§ YOUR GOAL: Starting with the first line below, extract each line through the one that contains "const yRange = [0, 1.5];", inclusive, excluding pictures.

§ RAW DATA:
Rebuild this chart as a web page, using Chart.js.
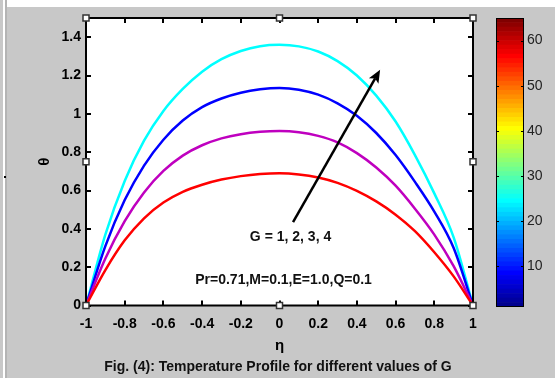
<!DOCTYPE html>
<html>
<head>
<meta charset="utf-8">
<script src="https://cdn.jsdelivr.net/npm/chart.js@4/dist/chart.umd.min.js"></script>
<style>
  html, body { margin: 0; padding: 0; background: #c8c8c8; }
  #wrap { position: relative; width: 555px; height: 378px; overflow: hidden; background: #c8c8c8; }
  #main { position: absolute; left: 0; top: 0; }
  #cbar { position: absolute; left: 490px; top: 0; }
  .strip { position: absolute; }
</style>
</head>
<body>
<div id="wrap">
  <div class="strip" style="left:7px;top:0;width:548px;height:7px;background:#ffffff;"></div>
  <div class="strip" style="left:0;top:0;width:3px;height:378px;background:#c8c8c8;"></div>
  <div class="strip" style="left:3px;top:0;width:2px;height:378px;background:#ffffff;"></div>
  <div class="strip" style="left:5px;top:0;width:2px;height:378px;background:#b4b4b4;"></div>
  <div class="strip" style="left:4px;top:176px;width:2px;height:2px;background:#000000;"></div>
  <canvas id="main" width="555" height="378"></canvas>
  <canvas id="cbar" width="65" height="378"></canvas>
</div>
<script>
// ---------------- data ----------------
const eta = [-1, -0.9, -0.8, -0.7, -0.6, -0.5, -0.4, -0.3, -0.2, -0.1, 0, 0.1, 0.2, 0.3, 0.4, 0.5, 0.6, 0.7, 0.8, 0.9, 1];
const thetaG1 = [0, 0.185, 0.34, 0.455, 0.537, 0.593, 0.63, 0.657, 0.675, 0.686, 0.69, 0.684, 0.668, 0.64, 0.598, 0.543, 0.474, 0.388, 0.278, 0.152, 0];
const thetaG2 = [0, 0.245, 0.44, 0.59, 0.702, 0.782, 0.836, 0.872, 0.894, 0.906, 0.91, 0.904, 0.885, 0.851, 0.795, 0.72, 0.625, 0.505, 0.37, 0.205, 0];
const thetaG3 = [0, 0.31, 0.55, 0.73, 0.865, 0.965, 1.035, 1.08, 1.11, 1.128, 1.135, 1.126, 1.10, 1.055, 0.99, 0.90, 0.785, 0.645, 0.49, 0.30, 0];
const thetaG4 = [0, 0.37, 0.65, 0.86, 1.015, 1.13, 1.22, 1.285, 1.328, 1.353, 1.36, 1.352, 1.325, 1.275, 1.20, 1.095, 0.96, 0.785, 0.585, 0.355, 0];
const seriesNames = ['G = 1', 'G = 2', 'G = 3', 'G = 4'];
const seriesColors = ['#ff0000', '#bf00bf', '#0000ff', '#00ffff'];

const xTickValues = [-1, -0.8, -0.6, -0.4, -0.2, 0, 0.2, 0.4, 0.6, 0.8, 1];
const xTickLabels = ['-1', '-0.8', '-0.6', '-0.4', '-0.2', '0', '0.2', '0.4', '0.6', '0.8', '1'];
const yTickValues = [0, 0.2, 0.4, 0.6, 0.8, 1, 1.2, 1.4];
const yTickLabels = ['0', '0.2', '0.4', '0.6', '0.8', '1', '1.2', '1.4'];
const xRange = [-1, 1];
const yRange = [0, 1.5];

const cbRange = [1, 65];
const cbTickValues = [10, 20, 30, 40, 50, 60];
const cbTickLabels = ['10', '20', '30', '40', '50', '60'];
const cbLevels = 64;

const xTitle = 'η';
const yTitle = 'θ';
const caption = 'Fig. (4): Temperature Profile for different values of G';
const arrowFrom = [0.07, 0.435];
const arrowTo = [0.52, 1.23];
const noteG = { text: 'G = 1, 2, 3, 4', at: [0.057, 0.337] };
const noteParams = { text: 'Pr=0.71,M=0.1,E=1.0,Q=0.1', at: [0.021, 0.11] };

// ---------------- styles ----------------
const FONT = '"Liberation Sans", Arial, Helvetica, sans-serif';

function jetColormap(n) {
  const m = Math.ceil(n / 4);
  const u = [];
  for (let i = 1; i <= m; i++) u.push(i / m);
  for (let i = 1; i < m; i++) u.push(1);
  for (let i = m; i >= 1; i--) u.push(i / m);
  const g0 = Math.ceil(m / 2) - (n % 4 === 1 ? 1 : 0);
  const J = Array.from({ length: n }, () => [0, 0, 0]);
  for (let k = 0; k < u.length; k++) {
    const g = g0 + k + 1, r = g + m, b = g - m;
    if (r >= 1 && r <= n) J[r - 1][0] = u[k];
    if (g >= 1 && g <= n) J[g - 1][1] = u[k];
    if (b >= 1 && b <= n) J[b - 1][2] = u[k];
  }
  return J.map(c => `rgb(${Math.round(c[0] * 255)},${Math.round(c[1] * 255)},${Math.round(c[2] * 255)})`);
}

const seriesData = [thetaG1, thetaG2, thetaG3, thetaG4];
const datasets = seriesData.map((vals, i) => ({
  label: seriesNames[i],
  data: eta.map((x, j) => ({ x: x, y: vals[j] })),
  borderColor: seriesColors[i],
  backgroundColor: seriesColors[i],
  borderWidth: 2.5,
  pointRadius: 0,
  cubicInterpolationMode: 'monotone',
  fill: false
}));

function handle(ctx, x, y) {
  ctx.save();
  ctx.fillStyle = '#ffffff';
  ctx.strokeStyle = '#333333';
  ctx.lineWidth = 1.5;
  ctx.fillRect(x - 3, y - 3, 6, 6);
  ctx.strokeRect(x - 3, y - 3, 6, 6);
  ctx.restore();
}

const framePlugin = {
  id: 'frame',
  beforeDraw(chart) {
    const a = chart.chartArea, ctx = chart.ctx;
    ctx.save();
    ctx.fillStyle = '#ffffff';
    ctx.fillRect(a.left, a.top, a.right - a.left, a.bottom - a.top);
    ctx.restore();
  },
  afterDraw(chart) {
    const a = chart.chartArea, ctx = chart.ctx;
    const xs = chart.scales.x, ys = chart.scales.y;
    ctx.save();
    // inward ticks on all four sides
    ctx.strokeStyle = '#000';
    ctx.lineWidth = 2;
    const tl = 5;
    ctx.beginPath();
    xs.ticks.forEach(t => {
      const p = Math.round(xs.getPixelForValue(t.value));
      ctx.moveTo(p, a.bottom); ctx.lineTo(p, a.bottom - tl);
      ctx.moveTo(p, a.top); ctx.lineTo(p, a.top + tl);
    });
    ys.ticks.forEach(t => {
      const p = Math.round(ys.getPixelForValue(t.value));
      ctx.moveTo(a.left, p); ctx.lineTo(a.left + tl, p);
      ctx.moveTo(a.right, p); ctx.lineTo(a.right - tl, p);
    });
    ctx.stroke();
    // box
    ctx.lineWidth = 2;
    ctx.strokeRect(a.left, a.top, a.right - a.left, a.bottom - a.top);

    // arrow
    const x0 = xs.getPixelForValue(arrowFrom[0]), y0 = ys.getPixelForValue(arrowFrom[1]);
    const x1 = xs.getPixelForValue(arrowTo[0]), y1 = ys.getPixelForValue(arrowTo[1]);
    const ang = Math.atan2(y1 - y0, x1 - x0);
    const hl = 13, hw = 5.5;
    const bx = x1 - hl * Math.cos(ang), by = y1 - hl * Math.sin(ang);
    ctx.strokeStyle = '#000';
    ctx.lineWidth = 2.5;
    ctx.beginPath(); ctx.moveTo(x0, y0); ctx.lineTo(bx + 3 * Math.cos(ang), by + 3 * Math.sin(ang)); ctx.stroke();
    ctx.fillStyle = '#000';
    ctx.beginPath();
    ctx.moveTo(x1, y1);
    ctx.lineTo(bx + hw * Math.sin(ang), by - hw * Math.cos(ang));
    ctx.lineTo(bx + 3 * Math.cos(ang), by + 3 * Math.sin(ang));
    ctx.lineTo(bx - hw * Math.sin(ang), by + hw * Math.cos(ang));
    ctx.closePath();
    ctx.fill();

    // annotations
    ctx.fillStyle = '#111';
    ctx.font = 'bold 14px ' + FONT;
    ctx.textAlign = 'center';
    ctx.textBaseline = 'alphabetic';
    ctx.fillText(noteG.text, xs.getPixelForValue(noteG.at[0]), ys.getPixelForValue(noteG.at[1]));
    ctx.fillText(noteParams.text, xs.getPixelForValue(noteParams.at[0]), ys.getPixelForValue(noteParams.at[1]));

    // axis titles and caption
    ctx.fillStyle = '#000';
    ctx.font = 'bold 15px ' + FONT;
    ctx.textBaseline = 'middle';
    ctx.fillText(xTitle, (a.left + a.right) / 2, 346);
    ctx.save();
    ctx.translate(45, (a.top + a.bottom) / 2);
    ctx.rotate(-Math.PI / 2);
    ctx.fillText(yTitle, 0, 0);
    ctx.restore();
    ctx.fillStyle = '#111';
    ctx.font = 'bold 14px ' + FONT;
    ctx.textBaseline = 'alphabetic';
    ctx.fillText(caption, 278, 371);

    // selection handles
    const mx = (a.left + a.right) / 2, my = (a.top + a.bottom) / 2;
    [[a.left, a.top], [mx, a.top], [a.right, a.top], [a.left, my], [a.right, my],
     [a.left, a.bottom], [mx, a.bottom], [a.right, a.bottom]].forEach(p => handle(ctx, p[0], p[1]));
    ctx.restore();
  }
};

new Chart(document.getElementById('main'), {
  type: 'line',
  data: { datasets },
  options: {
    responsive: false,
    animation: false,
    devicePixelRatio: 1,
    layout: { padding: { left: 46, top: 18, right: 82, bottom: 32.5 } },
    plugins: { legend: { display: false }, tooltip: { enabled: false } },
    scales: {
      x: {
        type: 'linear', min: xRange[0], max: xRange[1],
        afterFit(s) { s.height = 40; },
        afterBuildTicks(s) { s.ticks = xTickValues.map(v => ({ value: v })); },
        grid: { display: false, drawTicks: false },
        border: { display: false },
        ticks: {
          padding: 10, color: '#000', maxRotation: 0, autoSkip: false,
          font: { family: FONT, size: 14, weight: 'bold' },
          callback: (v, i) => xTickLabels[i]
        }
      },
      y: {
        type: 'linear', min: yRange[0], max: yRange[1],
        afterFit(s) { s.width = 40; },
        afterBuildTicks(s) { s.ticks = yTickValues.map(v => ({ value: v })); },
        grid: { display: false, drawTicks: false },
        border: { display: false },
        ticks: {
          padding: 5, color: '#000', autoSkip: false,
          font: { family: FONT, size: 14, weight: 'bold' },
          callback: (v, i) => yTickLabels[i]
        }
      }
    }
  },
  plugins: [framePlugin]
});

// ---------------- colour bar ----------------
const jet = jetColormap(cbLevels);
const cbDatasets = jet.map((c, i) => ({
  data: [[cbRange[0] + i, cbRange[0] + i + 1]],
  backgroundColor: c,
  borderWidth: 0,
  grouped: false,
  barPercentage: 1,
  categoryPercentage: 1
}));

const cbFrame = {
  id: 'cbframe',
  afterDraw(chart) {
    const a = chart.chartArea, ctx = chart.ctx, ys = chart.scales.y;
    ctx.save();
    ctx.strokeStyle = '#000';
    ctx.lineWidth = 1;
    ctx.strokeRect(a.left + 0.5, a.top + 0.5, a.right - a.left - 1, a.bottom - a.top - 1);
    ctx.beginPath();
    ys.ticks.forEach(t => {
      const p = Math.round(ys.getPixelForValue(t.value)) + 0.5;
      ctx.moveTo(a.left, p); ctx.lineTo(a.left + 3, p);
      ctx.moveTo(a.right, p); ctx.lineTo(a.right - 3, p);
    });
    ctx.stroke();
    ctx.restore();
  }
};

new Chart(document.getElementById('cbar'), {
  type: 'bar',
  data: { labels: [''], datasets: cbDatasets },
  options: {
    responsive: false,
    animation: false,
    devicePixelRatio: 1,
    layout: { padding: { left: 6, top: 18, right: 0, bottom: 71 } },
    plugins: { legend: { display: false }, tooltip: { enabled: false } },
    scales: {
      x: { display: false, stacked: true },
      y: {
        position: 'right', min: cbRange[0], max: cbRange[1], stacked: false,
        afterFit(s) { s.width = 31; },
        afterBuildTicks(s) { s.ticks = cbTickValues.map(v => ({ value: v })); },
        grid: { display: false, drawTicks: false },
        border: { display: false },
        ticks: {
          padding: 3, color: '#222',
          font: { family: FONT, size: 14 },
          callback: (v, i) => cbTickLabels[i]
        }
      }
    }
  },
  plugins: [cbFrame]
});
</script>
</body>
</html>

§ EXERCISE RESULT:
Rebuild this chart as a web page, using Chart.js.
<!DOCTYPE html>
<html>
<head>
<meta charset="utf-8">
<script src="https://cdn.jsdelivr.net/npm/chart.js@4/dist/chart.umd.min.js"></script>
<style>
  html, body { margin: 0; padding: 0; background: #c8c8c8; }
  #wrap { position: relative; width: 555px; height: 378px; overflow: hidden; background: #c8c8c8; }
  #main { position: absolute; left: 0; top: 0; }
  #cbar { position: absolute; left: 490px; top: 0; }
  .strip { position: absolute; }
</style>
</head>
<body>
<div id="wrap">
  <div class="strip" style="left:7px;top:0;width:548px;height:7px;background:#ffffff;"></div>
  <div class="strip" style="left:0;top:0;width:3px;height:378px;background:#c8c8c8;"></div>
  <div class="strip" style="left:3px;top:0;width:2px;height:378px;background:#ffffff;"></div>
  <div class="strip" style="left:5px;top:0;width:2px;height:378px;background:#b4b4b4;"></div>
  <div class="strip" style="left:4px;top:176px;width:2px;height:2px;background:#000000;"></div>
  <canvas id="main" width="555" height="378"></canvas>
  <canvas id="cbar" width="65" height="378"></canvas>
</div>
<script>
// ---------------- data ----------------
const eta = [-1, -0.9, -0.8, -0.7, -0.6, -0.5, -0.4, -0.3, -0.2, -0.1, 0, 0.1, 0.2, 0.3, 0.4, 0.5, 0.6, 0.7, 0.8, 0.9, 1];
const thetaG1 = [0, 0.185, 0.34, 0.455, 0.537, 0.593, 0.63, 0.657, 0.675, 0.686, 0.69, 0.684, 0.668, 0.64, 0.598, 0.543, 0.474, 0.388, 0.278, 0.152, 0];
const thetaG2 = [0, 0.245, 0.44, 0.59, 0.702, 0.782, 0.836, 0.872, 0.894, 0.906, 0.91, 0.904, 0.885, 0.851, 0.795, 0.72, 0.625, 0.505, 0.37, 0.205, 0];
const thetaG3 = [0, 0.31, 0.55, 0.73, 0.865, 0.965, 1.035, 1.08, 1.11, 1.128, 1.135, 1.126, 1.10, 1.055, 0.99, 0.90, 0.785, 0.645, 0.49, 0.30, 0];
const thetaG4 = [0, 0.37, 0.65, 0.86, 1.015, 1.13, 1.22, 1.285, 1.328, 1.353, 1.36, 1.352, 1.325, 1.275, 1.20, 1.095, 0.96, 0.785, 0.585, 0.355, 0];
const seriesNames = ['G = 1', 'G = 2', 'G = 3', 'G = 4'];
const seriesColors = ['#ff0000', '#bf00bf', '#0000ff', '#00ffff'];

const xTickValues = [-1, -0.8, -0.6, -0.4, -0.2, 0, 0.2, 0.4, 0.6, 0.8, 1];
const xTickLabels = ['-1', '-0.8', '-0.6', '-0.4', '-0.2', '0', '0.2', '0.4', '0.6', '0.8', '1'];
const yTickValues = [0, 0.2, 0.4, 0.6, 0.8, 1, 1.2, 1.4];
const yTickLabels = ['0', '0.2', '0.4', '0.6', '0.8', '1', '1.2', '1.4'];
const xRange = [-1, 1];
const yRange = [0, 1.5];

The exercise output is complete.